When reviewing PTAB decisions, one gets the feeling that teaching away tends to be the patent practitioner’s golden hammer. However, the USPTO takes a strict view of teaching away – the prior art reference needs to do more than indicate a preference for something, or tout an advantage of a different feature than that claimed, for example. On the other hand, if the prior art explicitly states that a certain feature should not be used, that is likely a teaching away for adding the feature. Also, a prior art reference can be said to teach away when it suggests that the developments flowing from its disclosures are unlikely to produce the objective of the claimed invention (see In re Gurley, 27 F.3d 551, 553 (Fed. Cir. 1994)). The problem is that one rarely has such a set of facts in the eyes of the USPTO.

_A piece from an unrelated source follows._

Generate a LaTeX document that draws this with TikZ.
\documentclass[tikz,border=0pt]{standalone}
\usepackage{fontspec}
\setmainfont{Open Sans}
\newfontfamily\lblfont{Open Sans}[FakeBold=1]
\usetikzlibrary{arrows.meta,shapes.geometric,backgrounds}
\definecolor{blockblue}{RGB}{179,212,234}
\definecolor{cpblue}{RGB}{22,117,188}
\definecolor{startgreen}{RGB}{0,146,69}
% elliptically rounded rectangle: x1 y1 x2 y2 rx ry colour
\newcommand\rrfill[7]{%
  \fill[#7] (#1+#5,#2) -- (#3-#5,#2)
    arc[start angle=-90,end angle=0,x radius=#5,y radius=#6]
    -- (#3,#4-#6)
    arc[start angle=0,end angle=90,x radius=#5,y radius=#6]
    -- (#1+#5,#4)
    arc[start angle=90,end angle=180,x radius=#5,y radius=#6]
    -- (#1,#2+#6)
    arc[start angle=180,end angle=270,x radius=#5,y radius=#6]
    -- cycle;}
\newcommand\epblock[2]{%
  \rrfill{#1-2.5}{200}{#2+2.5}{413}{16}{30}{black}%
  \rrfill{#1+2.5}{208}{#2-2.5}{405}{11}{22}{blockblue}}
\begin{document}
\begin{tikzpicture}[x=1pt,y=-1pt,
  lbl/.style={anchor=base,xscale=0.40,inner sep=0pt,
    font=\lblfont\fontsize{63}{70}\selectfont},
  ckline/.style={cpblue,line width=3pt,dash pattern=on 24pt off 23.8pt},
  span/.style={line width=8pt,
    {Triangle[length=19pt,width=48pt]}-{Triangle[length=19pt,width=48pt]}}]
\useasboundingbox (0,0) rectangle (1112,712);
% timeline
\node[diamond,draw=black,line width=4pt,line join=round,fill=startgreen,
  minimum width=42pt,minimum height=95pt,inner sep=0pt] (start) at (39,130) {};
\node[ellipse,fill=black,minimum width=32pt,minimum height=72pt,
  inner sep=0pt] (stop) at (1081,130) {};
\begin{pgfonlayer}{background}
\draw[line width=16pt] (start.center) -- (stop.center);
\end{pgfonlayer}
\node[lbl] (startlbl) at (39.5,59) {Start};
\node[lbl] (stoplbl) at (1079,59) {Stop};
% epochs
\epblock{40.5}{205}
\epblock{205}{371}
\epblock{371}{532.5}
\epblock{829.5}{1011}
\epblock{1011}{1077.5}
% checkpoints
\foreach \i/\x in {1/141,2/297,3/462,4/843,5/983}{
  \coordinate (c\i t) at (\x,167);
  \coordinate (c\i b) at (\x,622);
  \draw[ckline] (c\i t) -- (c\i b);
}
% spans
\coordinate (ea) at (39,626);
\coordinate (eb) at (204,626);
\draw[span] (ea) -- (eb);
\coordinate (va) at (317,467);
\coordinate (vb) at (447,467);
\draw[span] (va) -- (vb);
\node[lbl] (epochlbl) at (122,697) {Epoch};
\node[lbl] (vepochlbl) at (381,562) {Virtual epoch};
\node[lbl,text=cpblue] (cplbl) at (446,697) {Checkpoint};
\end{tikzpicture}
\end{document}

Thus, it is important to recognize the limitations of a teaching away argument. It is not sufficient where the prior art merely lists alternatives – that is not a teaching away from any of the alternatives because such disclosure does not criticize, discredit, or otherwise discourage them. See MPEP § 2143.03(VI), quoting In re Fulton, 391 F.3d 1195, 1201 (Fed. Cir. 2004). Likewise, indicating that a certain embodiment is not a preferred embodiment is not a teaching away.
Reading PTAB decisions lends one to believe that practitioners tend to over-argue teaching away – there are many PTAB decisions where the board dismisses teaching away arguments because the prior art does not actually teach away in the strict sense required by precedent. Rather than presenting a strong argument, mis-using teaching away only makes it easy for the examiner or PTAB to ignore your argument and affirm/maintain the rejection. Often times, there are facts to fashion another argument against obviousness, but that is lost because it is improperly forced into a teaching away position.

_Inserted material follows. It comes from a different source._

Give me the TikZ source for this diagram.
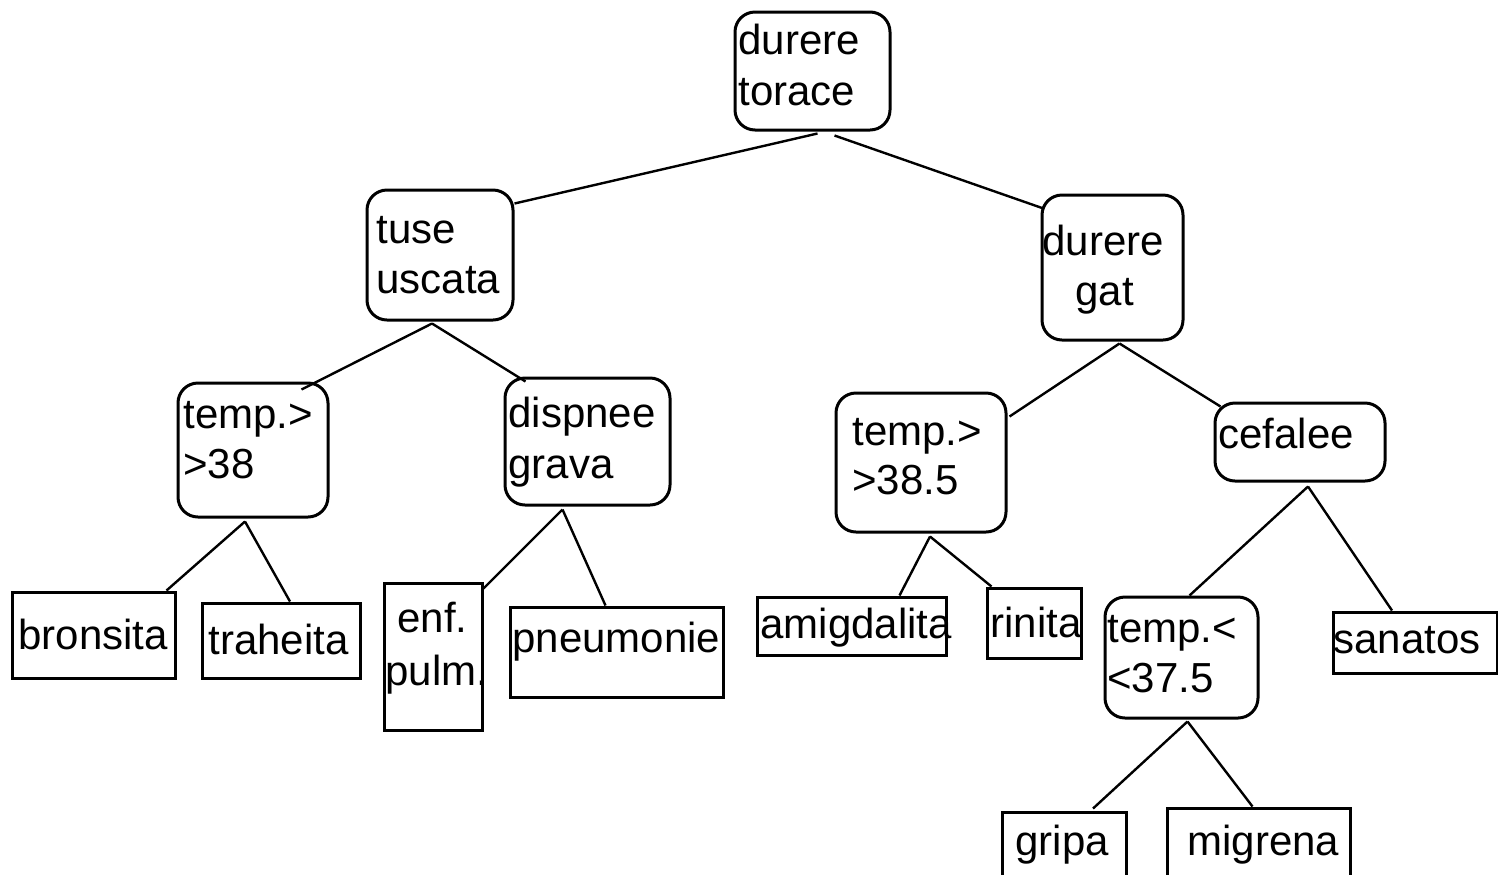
\documentclass[tikz,border=0pt]{standalone}
\usepackage{fontspec}
\setmainfont{Liberation Sans}
\usetikzlibrary{fit,calc}
\tikzset{
  rbox/.style={draw, line width=1.5pt, rounded corners=10pt, inner sep=0pt},
  sbox/.style={draw, line width=1.5pt, inner sep=0pt},
  txt/.style={anchor=base west, inner sep=0pt, font=\fontsize{21pt}{25pt}\selectfont},
  edge/.style={line width=1.2pt}
}
\begin{document}
\begin{tikzpicture}[x=0.5pt,y=-0.5pt]
\useasboundingbox (0,0) rectangle (1498,874);
% inner nodes
\node[rbox, fit={(735,12) (890,130)}] (torace) {};
\node[txt] (t1a) at (738,54) {durere};
\node[txt] (t1b) at (738,105) {torace};
\node[rbox, fit={(367,190) (513,320)}] (tuse) {};
\node[txt] (t2a) at (376,243) {tuse};
\node[txt] (t2b) at (376,293) {uscata};
\node[rbox, fit={(1042,195) (1183,340)}] (gat) {};
\node[txt] (t3a) at (1042,255) {durere};
\node[txt] (t3b) at (1075,305) {gat};
\node[rbox, fit={(178,383) (328,517)}] (tempa) {};
\node[txt] (t4a) at (183,428) {temp.>};
\node[txt] (t4b) at (183,478) {>38};
\node[rbox, fit={(505,378) (670,505)}] (disp) {};
\node[txt] (t5a) at (508,427) {dispnee};
\node[txt] (t5b) at (508,478) {grava};
\node[rbox, fit={(836,393) (1006,532)}] (tempb) {};
\node[txt] (t6a) at (852,445) {temp.>};
\node[txt] (t6b) at (852,494) {>38.5};
\node[rbox, fit={(1215,403) (1385,481)}] (cef) {};
\node[txt] (t7) at (1218,448) {cefalee};
\node[rbox, fit={(1105,597) (1258,718)}] (tempc) {};
\node[txt] (t8a) at (1107,642) {temp.<};
\node[txt] (t8b) at (1107,692) {<37.5};
% leaves
\node[sbox, fit={(12,592) (175,678)}] (bron) {};
\node[txt] (l1) at (18,649) {bronsita};
\node[sbox, fit={(202,603) (360,678)}] (trah) {};
\node[txt] (l2) at (208,654) {traheita};
\node[sbox, fit={(384,583) (482,730)}] (enf) {};
\node[txt] (l3a) at (397,632) {enf.};
\node[txt] (l3b) at (385,685) {pulm.};
\node[sbox, fit={(510,607) (723,697)}] (pneu) {};
\node[txt] (l4) at (512,652) {pneumonie};
\node[sbox, fit={(757,597) (946,655)}] (amig) {};
\node[txt] (l5) at (760,638) {amigdalita};
\node[sbox, fit={(987,588) (1081,658)}] (rin) {};
\node[txt] (l6) at (990,637) {rinita};
\node[sbox, fit={(1333,612) (1497,673)}] (san) {};
\node[txt] (l7) at (1333,653) {sanatos};
\node[sbox, fit={(1002,812) (1126,890)}] (grip) {};
\node[txt] (l8) at (1015,855) {gripa};
\node[sbox, fit={(1167,808) (1350,890)}] (migr) {};
\node[txt] (l9) at (1187,855) {migrena};
% connectors
\draw[edge] ($(torace.south)+(5,2)$) -- ($(tuse.north east)+(0,15)$);
\draw[edge] ($(torace.south)+(22,4)$) -- ($(gat.north west)+(3,15)$);
\draw[edge] ($(tuse.south)+(-8,2)$) -- ($(tempa.north east)+(-28,8)$);
\draw[edge] ($(tuse.south)+(-8,2)$) -- ($(disp.north west)+(22,5)$);
\draw[edge] ($(gat.south)+(7,2)$) -- ($(tempb.north east)+(2,25)$);
\draw[edge] ($(gat.south)+(7,2)$) -- ($(cef.north west)+(7,5)$);
\draw[edge] ($(tempa.south)+(-8,3)$) -- ($(bron.north east)+(-10,0)$);
\draw[edge] ($(tempa.south)+(-8,3)$) -- ($(trah.north)+(9,0)$);
\draw[edge] ($(disp.south)+(-25,3)$) -- ($(enf.north east)+(0,7)$);
\draw[edge] ($(disp.south)+(-25,3)$) -- ($(pneu.north)+(-11,0)$);
\draw[edge] ($(tempb.south)+(9,3)$) -- ($(amig.north)+(48,0)$);
\draw[edge] ($(tempb.south)+(9,3)$) -- ($(rin.north west)+(6,0)$);
\draw[edge] ($(cef.south)+(8,4)$) -- ($(tempc.north)+(8,0)$);
\draw[edge] ($(cef.south)+(8,4)$) -- ($(san.north)+(-23,0)$);
\draw[edge] ($(tempc.south)+(6,2)$) -- ($(grip.north)+(29,-2)$);
\draw[edge] ($(tempc.south)+(6,2)$) -- ($(migr.north)+(-6,0)$);
\end{tikzpicture}
\end{document}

As an example, consider Audi’s application 16/077,002 related to a fuel cell stack. Claim 1 on appeal is listed below:
1. A bipolar plate for a fuel cell stack, comprising:
an anode half-plate on which an anode flow field is formed, and a cathode half-plate on which a cathode flow field is formed; and
a first elastic seal and a second elastic seal;
wherein the anode half-plate includes an anode sealing section of the anode half-plate that surrounds the anode flow field;
wherein the cathode half-plate includes a cathode sealing section of the cathode half-plate that surrounds the cathode flow field;
wherein the anode sealing section of the anode half-plate is in direct contact with the first elastic seal and the cathode sealing section of the cathode half-plate is in direct contact with the second elastic seal; andwherein the anode sealing section of the anode half-plate includes one or more sealing projections having a first height greater than the rest of the anode half-plate of the bipolar plate, and the cathode sealing section of the cathode half-plate is formed without a sealing projection and/or is substantially flat and has a second height greater than the rest of the cathode half-plate of the bipolar plate.

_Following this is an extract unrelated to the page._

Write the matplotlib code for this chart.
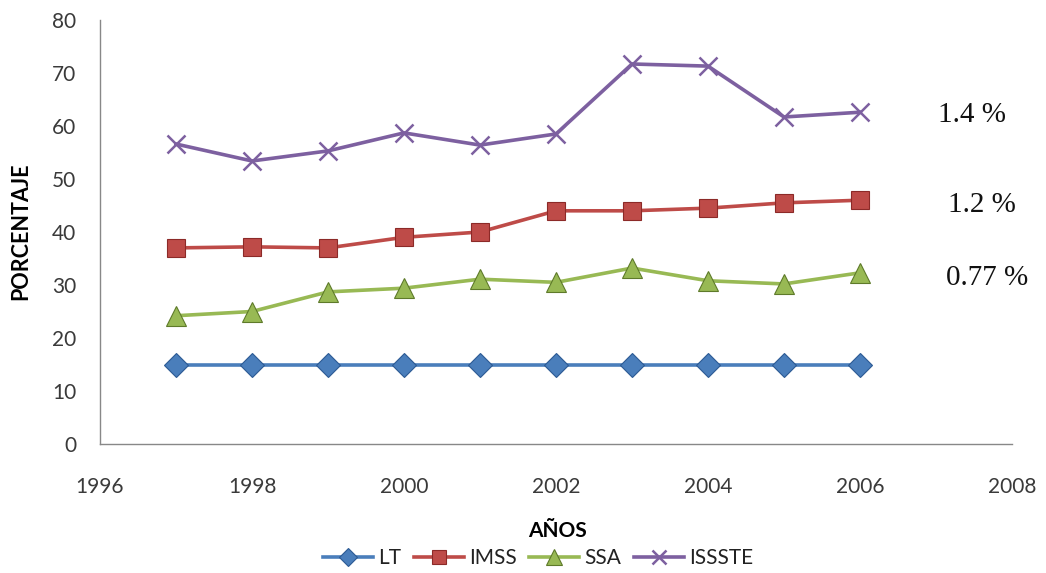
import matplotlib
matplotlib.use("Agg")
import matplotlib.pyplot as plt

years = [1997, 1998, 1999, 2000, 2001, 2002, 2003, 2004, 2005, 2006]
lt = [15, 15, 15, 15, 15, 15, 15, 15, 15, 15]
imss = [37.0, 37.2, 37.0, 39.0, 40.0, 44.0, 44.0, 44.5, 45.5, 46.0]
ssa = [24.2, 25.0, 28.7, 29.4, 31.1, 30.5, 33.2, 30.8, 30.2, 32.3]
issste = [56.6, 53.4, 55.3, 58.7, 56.4, 58.5, 71.7, 71.3, 61.7, 62.6]

rates = ["1.4 %", "1.2 %", "0.77 %"]
rate_x = [2007.47, 2007.6, 2007.67]
rate_y = [62.1, 45.1, 31.3]

x_ticks = [1996, 1998, 2000, 2002, 2004, 2006, 2008]
y_ticks = [0, 10, 20, 30, 40, 50, 60, 70, 80]

fig = plt.figure(figsize=(10.46, 5.73), dpi=100)
ax = fig.add_axes([100 / 1046, 129 / 573, 912 / 1046, 424 / 573])

series = [
    ("LT", lt, "#4A7EBB", "D", 12, "#2C5A94"),
    ("IMSS", imss, "#BE4B48", "s", 13, "#8C2A28"),
    ("SSA", ssa, "#98B954", "^", 14, "#5E7A2A"),
    ("ISSSTE", issste, "#7D60A0", "x", 13, "#7D60A0"),
]
for name, vals, color, marker, ms, edge in series:
    kw = dict(color=color, lw=2.6, marker=marker, markersize=ms, label=name)
    if marker == "x":
        kw.update(markeredgewidth=1.8)
    else:
        kw.update(markerfacecolor=color, markeredgecolor=edge, markeredgewidth=0.8)
    ax.plot(years, vals, **kw)

ax.set_xlim(1996, 2008)
ax.set_ylim(0, 80)
ax.set_xticks(x_ticks)
ax.set_yticks(y_ticks)
for s in ("top", "right"):
    ax.spines[s].set_visible(False)
for s in ("left", "bottom"):
    ax.spines[s].set_color("#888888")
    ax.spines[s].set_linewidth(1.0)
ax.tick_params(length=0, labelsize=15, colors="#3a3a3a", labelfontfamily="Lato")
ax.tick_params(axis="x", pad=24)
ax.tick_params(axis="y", pad=17)

for txt, x, y in zip(rates, rate_x, rate_y):
    ax.text(x, y, txt, family="Liberation Serif", fontsize=21,
            ha="center", va="center", color="#111111", clip_on=False)

fig.text(21 / 1046, 1 - 231 / 573, "PORCENTAJE", rotation=90, ha="center",
         va="center", fontsize=15.5, fontweight="bold", family="Lato")
fig.text(557 / 1046, 1 - 531 / 573, "AÑOS", ha="center", va="center",
         fontsize=15, fontweight="bold", family="Lato")

leg = fig.legend(loc="center", bbox_to_anchor=(538 / 1046, 1 - 558 / 573),
                 ncol=4, frameon=False, handlelength=2.4,
                 columnspacing=0.6, handletextpad=0.25, markerscale=0.8,
                 borderpad=0.1, labelcolor="#222222",
                 prop={"family": "Lato", "size": 15})

fig.savefig("out.png", dpi=100, facecolor="white")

One of Audi’s arguments was the the prior art (Farrington) taught away from the anode sealing projection having a first height greater than the rest of the anode half-plate and the cathode sealing section having a second height greater than the rest of the cathode half-plate. This seems like a reasonable argument since the prior art taught that the anode and cathode plates each have peripheral projections and that it may be advantageous to limit the maximum height of the projections to that of the other features on the plates. In other words, limiting the height is directly opposite of the claimed feature (i.e., having the projection with a height that is NOT limited to the level of the rest of the half-plate). But alas, this is not a nail for the teaching away hammer… as the PTAB explains:
With regard to Farrington’s teaching that it may be advantageous to limit the maximum height of the projections to that of the other features on the plates, the Examiner correctly notes that a reference is not limited to its preferred embodiments, but must be considered for all that it teaches and reasonably suggests to one of ordinary skill in the art. Here, Farrington merely expresses a preference for a maximum height of projections 10, 11 to be the same as other features on the plates. In other words, Farrington recognizes that it may be advantageous to provide such a maximum height to these projections, but also recognizes the possibility that the maximum height of the projections may extend higher than the other features on the plates. Such a preference is not a teaching away. Appellant does not dispute or otherwise address the Examiner’s position that Farrington’s teaching of a preference for maximum projection heights being the same as other plate features suggests maximum projection heights greater than other plate features, albeit as non-preferred embodiments. Therefore, Appellant has not identified reversible error in the Examiner’s finding that it would have been obvious to provide Farrington’s projections with heights greater than other features on the half-plates.
This case illustrates that the teaching away argument can be elusive – even when you think you have it, you don’t. So, be careful not to over-rely on teaching away and reserve it only for those very particular situations when the facts cannot lead to any other conclusion. Here are some of the most common reasons the PTAB fails to find teaching away:
The prior art merely expresses a general preference for an alternative invention but does not ‘criticize, discredit, or otherwise discourage’ investigation into the invention claimed;
The prior art has no actual criticism, but is merely silent – thus the argument that because the prior art does not disclose the claimed feature it teaches away from it is self-defeating;
Appellant fails to provide adequate analysis under the case law. Appellant fails to assert—let alone show—one skilled in the art “would be discouraged from following the path set out in the reference, or would be led in a direction divergent from the path that was taken by the applicant.”
The prior art’s mere disclosure of more than one alternative, even with respective advantages, does not constitute a teaching away from any of these alternatives.